§ Given problem
Below are entries to be transcribed exactly; exclude the pictures from the copy.

§ Records shown

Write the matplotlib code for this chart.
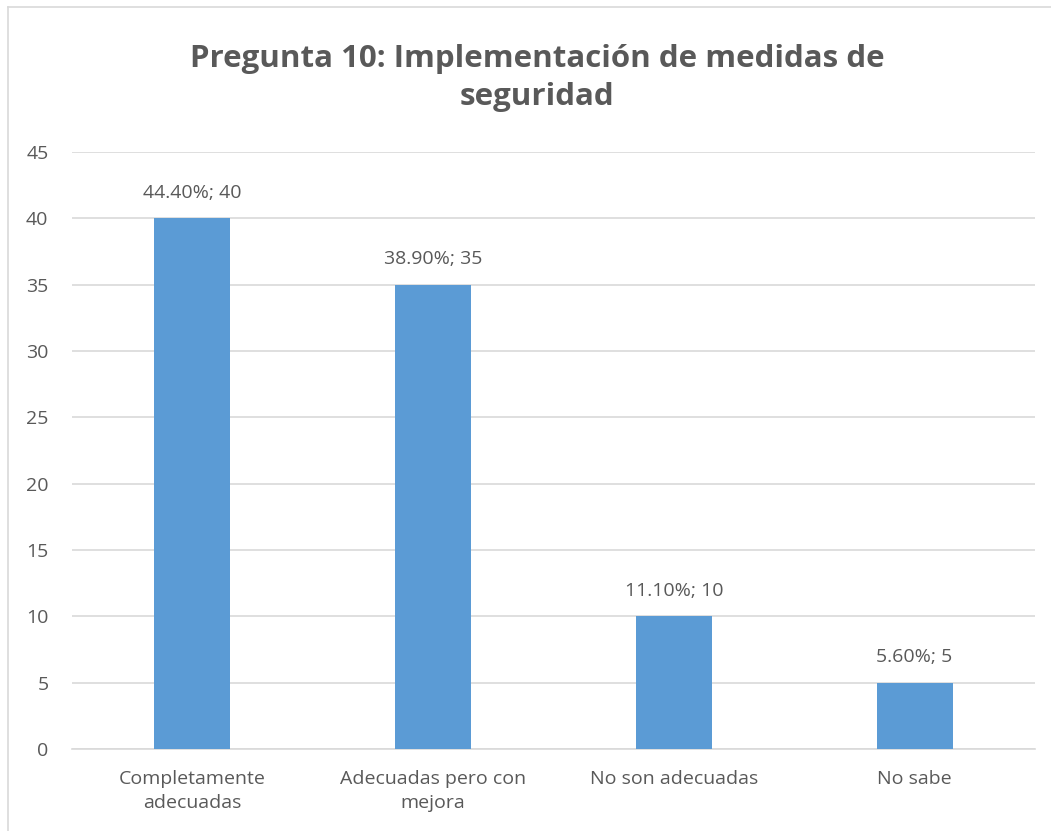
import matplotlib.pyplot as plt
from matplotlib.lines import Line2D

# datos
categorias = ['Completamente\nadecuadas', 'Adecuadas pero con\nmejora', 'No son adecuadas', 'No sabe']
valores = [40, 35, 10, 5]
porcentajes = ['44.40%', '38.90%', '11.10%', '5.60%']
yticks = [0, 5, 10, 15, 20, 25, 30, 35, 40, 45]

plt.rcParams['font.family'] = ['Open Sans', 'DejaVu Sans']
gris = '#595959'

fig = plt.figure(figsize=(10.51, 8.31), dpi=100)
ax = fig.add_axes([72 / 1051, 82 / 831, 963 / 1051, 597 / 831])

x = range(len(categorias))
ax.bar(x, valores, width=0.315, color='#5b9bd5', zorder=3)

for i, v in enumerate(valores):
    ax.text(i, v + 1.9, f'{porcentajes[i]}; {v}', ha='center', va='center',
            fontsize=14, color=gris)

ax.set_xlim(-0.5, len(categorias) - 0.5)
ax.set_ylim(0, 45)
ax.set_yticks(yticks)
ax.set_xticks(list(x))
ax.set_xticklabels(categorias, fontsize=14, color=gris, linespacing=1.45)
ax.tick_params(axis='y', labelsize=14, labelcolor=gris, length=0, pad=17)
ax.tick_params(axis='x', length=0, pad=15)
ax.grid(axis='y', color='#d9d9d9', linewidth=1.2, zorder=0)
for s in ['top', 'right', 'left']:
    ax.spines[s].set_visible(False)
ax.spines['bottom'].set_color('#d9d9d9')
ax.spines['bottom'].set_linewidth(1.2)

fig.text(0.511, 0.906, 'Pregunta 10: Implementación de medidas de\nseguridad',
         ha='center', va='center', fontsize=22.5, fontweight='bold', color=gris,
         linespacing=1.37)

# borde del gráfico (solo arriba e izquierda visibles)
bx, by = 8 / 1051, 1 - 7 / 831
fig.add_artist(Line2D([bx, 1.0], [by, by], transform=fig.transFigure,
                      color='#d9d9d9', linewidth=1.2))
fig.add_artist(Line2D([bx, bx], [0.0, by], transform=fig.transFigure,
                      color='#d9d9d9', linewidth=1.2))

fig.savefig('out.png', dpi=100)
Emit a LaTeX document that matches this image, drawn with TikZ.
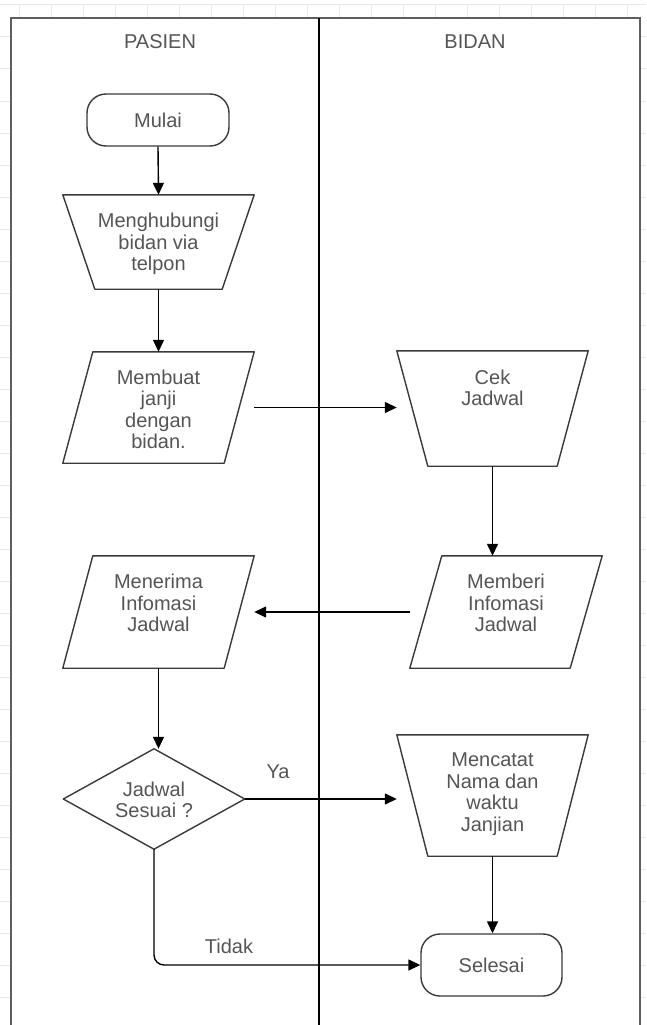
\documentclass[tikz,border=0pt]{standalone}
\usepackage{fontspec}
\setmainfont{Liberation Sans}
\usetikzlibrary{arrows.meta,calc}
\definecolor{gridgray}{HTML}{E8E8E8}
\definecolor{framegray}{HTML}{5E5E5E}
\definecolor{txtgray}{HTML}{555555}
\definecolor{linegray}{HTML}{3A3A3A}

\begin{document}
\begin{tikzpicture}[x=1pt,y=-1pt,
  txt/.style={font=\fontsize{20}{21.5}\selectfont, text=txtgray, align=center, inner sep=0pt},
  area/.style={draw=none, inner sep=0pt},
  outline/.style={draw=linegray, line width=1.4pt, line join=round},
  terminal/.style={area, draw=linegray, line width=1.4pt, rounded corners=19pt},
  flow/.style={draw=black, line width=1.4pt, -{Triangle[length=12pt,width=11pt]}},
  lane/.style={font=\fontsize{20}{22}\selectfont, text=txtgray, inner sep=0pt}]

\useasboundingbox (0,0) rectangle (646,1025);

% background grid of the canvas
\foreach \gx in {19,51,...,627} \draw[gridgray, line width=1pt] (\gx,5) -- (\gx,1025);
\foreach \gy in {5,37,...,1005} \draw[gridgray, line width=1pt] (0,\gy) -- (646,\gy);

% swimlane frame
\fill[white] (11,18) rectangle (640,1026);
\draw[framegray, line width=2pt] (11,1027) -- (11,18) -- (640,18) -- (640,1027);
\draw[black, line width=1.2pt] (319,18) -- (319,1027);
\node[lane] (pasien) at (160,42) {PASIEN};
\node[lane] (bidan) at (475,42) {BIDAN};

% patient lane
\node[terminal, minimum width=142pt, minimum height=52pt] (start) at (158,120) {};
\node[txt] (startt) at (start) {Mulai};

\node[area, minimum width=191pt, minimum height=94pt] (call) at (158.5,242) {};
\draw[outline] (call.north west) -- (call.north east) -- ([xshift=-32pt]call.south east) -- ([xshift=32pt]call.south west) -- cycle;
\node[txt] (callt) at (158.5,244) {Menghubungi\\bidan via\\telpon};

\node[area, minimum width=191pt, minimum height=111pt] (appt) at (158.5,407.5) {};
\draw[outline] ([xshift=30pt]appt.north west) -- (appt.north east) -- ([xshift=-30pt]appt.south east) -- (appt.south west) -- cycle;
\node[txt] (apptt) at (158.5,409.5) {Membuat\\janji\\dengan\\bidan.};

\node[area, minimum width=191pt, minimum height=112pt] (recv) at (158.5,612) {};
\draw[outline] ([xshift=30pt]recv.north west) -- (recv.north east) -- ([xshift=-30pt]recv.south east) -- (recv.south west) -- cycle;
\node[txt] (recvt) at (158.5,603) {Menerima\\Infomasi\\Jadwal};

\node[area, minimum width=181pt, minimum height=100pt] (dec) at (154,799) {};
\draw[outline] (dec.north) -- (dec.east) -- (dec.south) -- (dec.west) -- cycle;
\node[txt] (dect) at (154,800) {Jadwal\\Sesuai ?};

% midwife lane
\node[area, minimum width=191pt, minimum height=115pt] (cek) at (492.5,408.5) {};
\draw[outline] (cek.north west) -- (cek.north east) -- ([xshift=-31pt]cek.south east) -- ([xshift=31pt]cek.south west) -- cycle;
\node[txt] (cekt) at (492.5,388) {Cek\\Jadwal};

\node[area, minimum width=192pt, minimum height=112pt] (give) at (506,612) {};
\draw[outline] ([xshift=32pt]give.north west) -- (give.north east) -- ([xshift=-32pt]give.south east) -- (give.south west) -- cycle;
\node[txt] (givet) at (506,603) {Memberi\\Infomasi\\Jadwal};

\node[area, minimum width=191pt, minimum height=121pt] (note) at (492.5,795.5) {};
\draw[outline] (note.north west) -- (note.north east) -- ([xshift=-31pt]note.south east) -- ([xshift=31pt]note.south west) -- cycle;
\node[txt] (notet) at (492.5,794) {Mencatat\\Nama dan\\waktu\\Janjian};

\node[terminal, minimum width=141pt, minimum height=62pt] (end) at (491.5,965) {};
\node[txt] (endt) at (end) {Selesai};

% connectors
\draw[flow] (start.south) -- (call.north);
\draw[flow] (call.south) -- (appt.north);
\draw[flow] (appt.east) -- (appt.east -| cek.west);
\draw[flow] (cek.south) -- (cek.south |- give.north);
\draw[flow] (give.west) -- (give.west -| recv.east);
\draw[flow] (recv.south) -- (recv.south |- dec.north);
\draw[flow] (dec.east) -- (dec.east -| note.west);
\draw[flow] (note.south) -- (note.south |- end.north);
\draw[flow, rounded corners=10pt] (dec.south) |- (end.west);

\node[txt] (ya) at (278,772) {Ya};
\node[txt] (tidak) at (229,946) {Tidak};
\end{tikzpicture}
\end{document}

§ Solution for this task
Write the matplotlib code for this chart.
import matplotlib.pyplot as plt
from matplotlib.lines import Line2D

# datos
categorias = ['Completamente\nadecuadas', 'Adecuadas pero con\nmejora', 'No son adecuadas', 'No sabe']
valores = [40, 35, 10, 5]
porcentajes = ['44.40%', '38.90%', '11.10%', '5.60%']
yticks = [0, 5, 10, 15, 20, 25, 30, 35, 40, 45]

plt.rcParams['font.family'] = ['Open Sans', 'DejaVu Sans']
gris = '#595959'

fig = plt.figure(figsize=(10.51, 8.31), dpi=100)
ax = fig.add_axes([72 / 1051, 82 / 831, 963 / 1051, 597 / 831])

x = range(len(categorias))
ax.bar(x, valores, width=0.315, color='#5b9bd5', zorder=3)

for i, v in enumerate(valores):
    ax.text(i, v + 1.9, f'{porcentajes[i]}; {v}', ha='center', va='center',
            fontsize=14, color=gris)

ax.set_xlim(-0.5, len(categorias) - 0.5)
ax.set_ylim(0, 45)
ax.set_yticks(yticks)
ax.set_xticks(list(x))
ax.set_xticklabels(categorias, fontsize=14, color=gris, linespacing=1.45)
ax.tick_params(axis='y', labelsize=14, labelcolor=gris, length=0, pad=17)
ax.tick_params(axis='x', length=0, pad=15)
ax.grid(axis='y', color='#d9d9d9', linewidth=1.2, zorder=0)
for s in ['top', 'right', 'left']:
    ax.spines[s].set_visible(False)
ax.spines['bottom'].set_color('#d9d9d9')
ax.spines['bottom'].set_linewidth(1.2)

fig.text(0.511, 0.906, 'Pregunta 10: Implementación de medidas de\nseguridad',
         ha='center', va='center', fontsize=22.5, fontweight='bold', color=gris,
         linespacing=1.37)

# borde del gráfico (solo arriba e izquierda visibles)
bx, by = 8 / 1051, 1 - 7 / 831
fig.add_artist(Line2D([bx, 1.0], [by, by], transform=fig.transFigure,
                      color='#d9d9d9', linewidth=1.2))
fig.add_artist(Line2D([bx, bx], [0.0, by], transform=fig.transFigure,
                      color='#d9d9d9', linewidth=1.2))

fig.savefig('out.png', dpi=100)
Emit a LaTeX document that matches this image, drawn with TikZ.
\documentclass[tikz,border=0pt]{standalone}
\usepackage{fontspec}
\setmainfont{Liberation Sans}
\usetikzlibrary{arrows.meta,calc}
\definecolor{gridgray}{HTML}{E8E8E8}
\definecolor{framegray}{HTML}{5E5E5E}
\definecolor{txtgray}{HTML}{555555}
\definecolor{linegray}{HTML}{3A3A3A}

\begin{document}
\begin{tikzpicture}[x=1pt,y=-1pt,
  txt/.style={font=\fontsize{20}{21.5}\selectfont, text=txtgray, align=center, inner sep=0pt},
  area/.style={draw=none, inner sep=0pt},
  outline/.style={draw=linegray, line width=1.4pt, line join=round},
  terminal/.style={area, draw=linegray, line width=1.4pt, rounded corners=19pt},
  flow/.style={draw=black, line width=1.4pt, -{Triangle[length=12pt,width=11pt]}},
  lane/.style={font=\fontsize{20}{22}\selectfont, text=txtgray, inner sep=0pt}]

\useasboundingbox (0,0) rectangle (646,1025);

% background grid of the canvas
\foreach \gx in {19,51,...,627} \draw[gridgray, line width=1pt] (\gx,5) -- (\gx,1025);
\foreach \gy in {5,37,...,1005} \draw[gridgray, line width=1pt] (0,\gy) -- (646,\gy);

% swimlane frame
\fill[white] (11,18) rectangle (640,1026);
\draw[framegray, line width=2pt] (11,1027) -- (11,18) -- (640,18) -- (640,1027);
\draw[black, line width=1.2pt] (319,18) -- (319,1027);
\node[lane] (pasien) at (160,42) {PASIEN};
\node[lane] (bidan) at (475,42) {BIDAN};

% patient lane
\node[terminal, minimum width=142pt, minimum height=52pt] (start) at (158,120) {};
\node[txt] (startt) at (start) {Mulai};

\node[area, minimum width=191pt, minimum height=94pt] (call) at (158.5,242) {};
\draw[outline] (call.north west) -- (call.north east) -- ([xshift=-32pt]call.south east) -- ([xshift=32pt]call.south west) -- cycle;
\node[txt] (callt) at (158.5,244) {Menghubungi\\bidan via\\telpon};

\node[area, minimum width=191pt, minimum height=111pt] (appt) at (158.5,407.5) {};
\draw[outline] ([xshift=30pt]appt.north west) -- (appt.north east) -- ([xshift=-30pt]appt.south east) -- (appt.south west) -- cycle;
\node[txt] (apptt) at (158.5,409.5) {Membuat\\janji\\dengan\\bidan.};

\node[area, minimum width=191pt, minimum height=112pt] (recv) at (158.5,612) {};
\draw[outline] ([xshift=30pt]recv.north west) -- (recv.north east) -- ([xshift=-30pt]recv.south east) -- (recv.south west) -- cycle;
\node[txt] (recvt) at (158.5,603) {Menerima\\Infomasi\\Jadwal};

\node[area, minimum width=181pt, minimum height=100pt] (dec) at (154,799) {};
\draw[outline] (dec.north) -- (dec.east) -- (dec.south) -- (dec.west) -- cycle;
\node[txt] (dect) at (154,800) {Jadwal\\Sesuai ?};

% midwife lane
\node[area, minimum width=191pt, minimum height=115pt] (cek) at (492.5,408.5) {};
\draw[outline] (cek.north west) -- (cek.north east) -- ([xshift=-31pt]cek.south east) -- ([xshift=31pt]cek.south west) -- cycle;
\node[txt] (cekt) at (492.5,388) {Cek\\Jadwal};

\node[area, minimum width=192pt, minimum height=112pt] (give) at (506,612) {};
\draw[outline] ([xshift=32pt]give.north west) -- (give.north east) -- ([xshift=-32pt]give.south east) -- (give.south west) -- cycle;
\node[txt] (givet) at (506,603) {Memberi\\Infomasi\\Jadwal};

\node[area, minimum width=191pt, minimum height=121pt] (note) at (492.5,795.5) {};
\draw[outline] (note.north west) -- (note.north east) -- ([xshift=-31pt]note.south east) -- ([xshift=31pt]note.south west) -- cycle;
\node[txt] (notet) at (492.5,794) {Mencatat\\Nama dan\\waktu\\Janjian};

\node[terminal, minimum width=141pt, minimum height=62pt] (end) at (491.5,965) {};
\node[txt] (endt) at (end) {Selesai};

% connectors
\draw[flow] (start.south) -- (call.north);
\draw[flow] (call.south) -- (appt.north);
\draw[flow] (appt.east) -- (appt.east -| cek.west);
\draw[flow] (cek.south) -- (cek.south |- give.north);
\draw[flow] (give.west) -- (give.west -| recv.east);
\draw[flow] (recv.south) -- (recv.south |- dec.north);
\draw[flow] (dec.east) -- (dec.east -| note.west);
\draw[flow] (note.south) -- (note.south |- end.north);
\draw[flow, rounded corners=10pt] (dec.south) |- (end.west);

\node[txt] (ya) at (278,772) {Ya};
\node[txt] (tidak) at (229,946) {Tidak};
\end{tikzpicture}
\end{document}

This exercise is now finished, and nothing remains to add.